Monday, July 23, 2012

Low Sodium Greek Food Festival - Intro

As most of you know, I’m Greek, but I’ve never been to Greece. My father grew up on the island of Kalymnos, and, although my mother was born in Oklahoma, her parents came from a small Greek village near Turkey. I grew up surrounded by Greek family and friends, but I never traveled to Greece myself.

Enter my friend Johanna from Low Sodium Blog.  She’s done a lot of traveling, including a recent trip to Greece. Johanna has a wonderful blog that perfectly blends low sodium cooking, her love of food in general, and travel.

She contacted me a few months ago about collaborating on a series featuring Greece and low sodium Greek food. The idea would be “…to mix up grilling, cooking, and travel!”  Well, it’s time to start this online Greek Food Festival. The fun will include low sodium Greek recipes, travel reports with extraordinary pictures, and a great Greek Food Giveaway! This Greek extravaganza will run for the next few weeks, so be sure to check back here often. Also, be sure to check out Johanna’s blog for more details, more great recipes, and the wonderful Greek travelogues and photos. Please join us as we celebrate a low sodium Greek Food Festival. Kali orexi!
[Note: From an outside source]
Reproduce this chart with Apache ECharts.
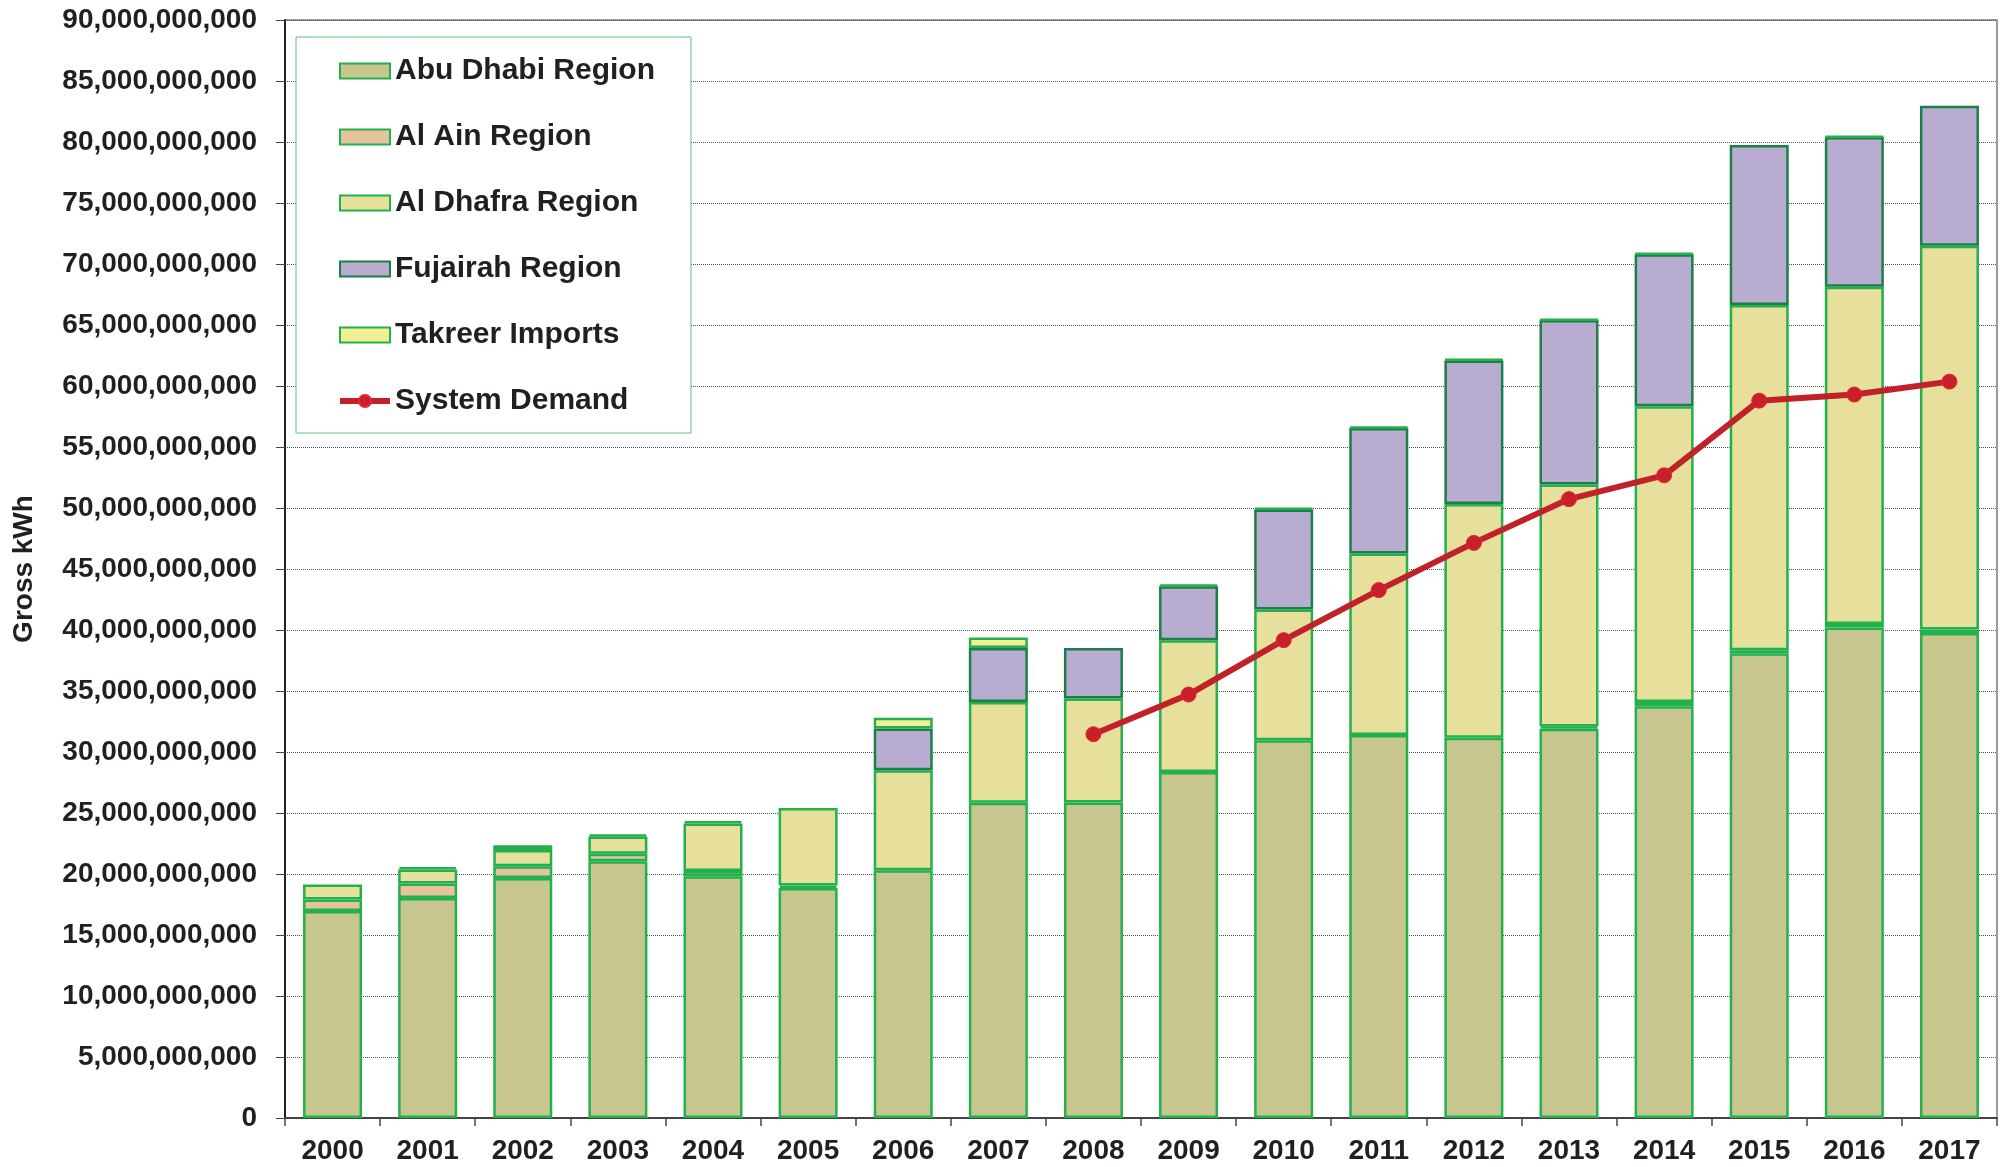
<!DOCTYPE html>
<html>
<head>
<meta charset="utf-8">
<title>Gross kWh by region</title>
<script src="https://cdn.jsdelivr.net/npm/echarts@6/dist/echarts.min.js"></script>
<style>
  html, body { margin: 0; padding: 0; background: #fff; }
  #main { width: 2009px; height: 1167px; }
</style>
</head>
<body>
<div id="main"></div>
<script>
// values are in billions of kWh
var years = ['2000', '2001', '2002', '2003', '2004', '2005', '2006', '2007', '2008',
  '2009', '2010', '2011', '2012', '2013', '2014', '2015', '2016', '2017'];

var abuDhabi = [16.97, 18.04, 19.68, 21.05, 19.82, 18.85, 20.31, 25.83, 25.86,
  28.37, 30.97, 31.40, 31.16, 31.90, 33.75, 38.10, 40.20, 39.76];
var alAin = [0.94, 1.18, 0.96, 0.60, 0.43, 0.20, null, null, null,
  null, null, null, null, 0.20, 0.35, 0.25, 0.30, 0.28];
var alDhafra = [1.23, 1.15, 1.33, 1.42, 3.89, 6.37, 8.20, 8.27, 8.53,
  10.80, 10.71, 14.87, 19.16, 19.83, 24.23, 28.29, 27.64, 31.46];
var fujairah = [null, null, null, null, null, null, 3.42, 4.43, 4.14,
  4.42, 8.20, 10.28, 11.78, 13.47, 12.47, 13.11, 12.26, 11.48];
var takreer = [null, 0.20, 0.39, 0.19, 0.19, null, 0.87, 0.86, null,
  0.12, 0.12, 0.10, 0.10, 0.08, 0.08, null, 0.08, null];
var systemDemand = [null, null, null, null, null, null, null, null, 31.46,
  34.71, 39.17, 43.27, 47.14, 50.73, 52.68, 58.80, 59.30, 60.36];

var FONT = '"Liberation Sans", Arial, sans-serif';
var TEXT = '#231f20';

function barSeries(name, data, fill, border) {
  return {
    name: name,
    type: 'bar',
    stack: 'total',
    barWidth: 59,
    data: data,
    itemStyle: { color: fill, borderColor: border, borderWidth: 2.5 }
  };
}

var chartDom = document.getElementById('main');
var myChart = echarts.init(chartDom, null, { renderer: 'canvas' });
var option;

option = {
  animation: false,
  backgroundColor: '#ffffff',
  textStyle: { fontFamily: FONT },
  grid: {
    left: 285, right: 12, top: 20, bottom: 49,
    containLabel: false,
    outerBoundsMode: 'none',
    show: true, borderColor: '#9c9c9c', borderWidth: 2
  },
  legend: {
    orient: 'vertical',
    left: 296, top: 37,
    padding: [19, 36, 17, 41],
    backgroundColor: '#ffffff',
    borderColor: '#5cc47a',
    borderWidth: 1,
    itemWidth: 50,
    itemHeight: 15,
    itemGap: 36,
    textStyle: { fontFamily: FONT, fontWeight: 'bold', fontSize: 30, color: TEXT },
    data: [
      { name: 'Abu Dhabi Region', icon: 'rect' },
      { name: 'Al Ain Region', icon: 'rect' },
      { name: 'Al Dhafra Region', icon: 'rect' },
      { name: 'Fujairah Region', icon: 'rect' },
      { name: 'Takreer Imports', icon: 'rect' },
      { name: 'System Demand', lineStyle: { width: 6 } }
    ]
  },
  xAxis: {
    type: 'category',
    data: years,
    axisLine: { lineStyle: { color: '#444', width: 2 } },
    axisTick: { show: true, length: 8, lineStyle: { color: '#444', width: 1.5 } },
    axisLabel: { margin: 19, fontFamily: FONT, fontWeight: 'bold', fontSize: 28, color: TEXT },
    splitLine: { show: false }
  },
  yAxis: {
    type: 'value',
    min: 0,
    max: 90,
    interval: 5,
    name: 'Gross kWh',
    nameLocation: 'middle',
    nameRotate: 90,
    nameGap: 247,
    nameTextStyle: { fontFamily: FONT, fontWeight: 'bold', fontSize: 28, color: TEXT },
    axisLine: { show: true, lineStyle: { color: '#222', width: 2 } },
    axisTick: { show: true, length: 9, lineStyle: { color: '#444', width: 1 } },
    axisLabel: {
      margin: 28,
      fontFamily: FONT, fontWeight: 'bold', fontSize: 28, color: TEXT,
      formatter: function (v) { return (v * 1e9).toLocaleString('en-US'); }
    },
    splitLine: { show: true, lineStyle: { color: '#505050', width: 1, type: 'dotted' } }
  },
  series: [
    barSeries('Abu Dhabi Region', abuDhabi, '#c6c68e', '#22b14c'),
    barSeries('Al Ain Region', alAin, '#e6c29e', '#22b14c'),
    barSeries('Al Dhafra Region', alDhafra, '#e6e09c', '#22b14c'),
    barSeries('Fujairah Region', fujairah, '#b9acd1', '#1b7f47'),
    barSeries('Takreer Imports', takreer, '#f2f096', '#22b14c'),
    {
      name: 'System Demand',
      type: 'line',
      data: systemDemand,
      z: 5,
      symbol: 'circle',
      symbolSize: 15,
      showSymbol: true,
      connectNulls: false,
      lineStyle: { color: '#c1222a', width: 6 },
      itemStyle: { color: '#c8202a', borderColor: '#e8262c', borderWidth: 1 }
    }
  ]
};

option && myChart.setOption(option);
</script>
</body>
</html>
Johanna & Jordan in Greece
Here’s Johanna’s story:

We started Low Sodium Blog because we wanted to find a way to share our love for life, travel, and food with our friends and family (or anyone else looking for a little inspiration).  Like Sue, I'm a “voluntary” low-sodium convert – I'm the care-giving family member and not the diagnosis recipient. This year, my family marked our fourth year of low sodium living. 

You see – my husband, Jeff, has coronary artery disease (he was rushed into emergency after collapsing on the floor while undergoing a cardiac stress test) and my mom, Patricia, received (live-donation from her sister) a kidney transplant after spending years on dialysis.  Initially, it was a heartbreaking scenario. As my family's health fell like dominoes, their rugs were ripped out from underneath their culinary lives.  Mostly still in shock, I initially stood by and watched as they were stripped of the meals that they loved (because all of our "traditional" recipes were dependent upon using salt as a flavor enhancer or stabilizer).   Like many families, we initially tried to cook separate meals; however we soon realized that this dual meal strategy ate up too much time and energy.  Often, lack of time and/or resources forces people to innovate – and in retrospect, change is not a bad thing. We get inspired. We pull from the depths of our creativity.  We learn something new from success or from failure. We grow our knowledge base. We feel empowered.

For me, life is very much like travel – sometimes I travel solo, other times, I travel with family or friends. Sometimes the process works, and other times (much like travel), the journey (or train) takes a side turn (or breaks down).  In these more difficult instances, I am forced to persevere until I find a resting spot where I can safely settle down for the night. I generally don't rest until I am satisfied that I've found a "good spot"–  I scout out high ground and I mark a place where I can stumble to in the twilight: this becomes my vantage point for the next day.  And then I rest.

After a few hours, while it’s still dark outside, I drag myself out of bed (no matter how terrible the prior day was or how tired I am) and I head to higher ground.  I nest into my chosen spot and I wait.  As the dawn slowly emerges, it paints a brilliant canvas across the sky – leaving behind a hundred hues of pink, purple, and periwinkle.  The glow from the rising sun creeps across the horizon.  For me, it is in this very moment of the sunrise where all of my trials and tribulations from the prior day are washed away.  The new dawn symbolizes renewal and in turn, a new adventure.  Our blog chronicles many of our adventures – food, travel, and a few slices of life.  We invite you to hop aboard, it's all one big fun adventure...and we welcome you to Greece.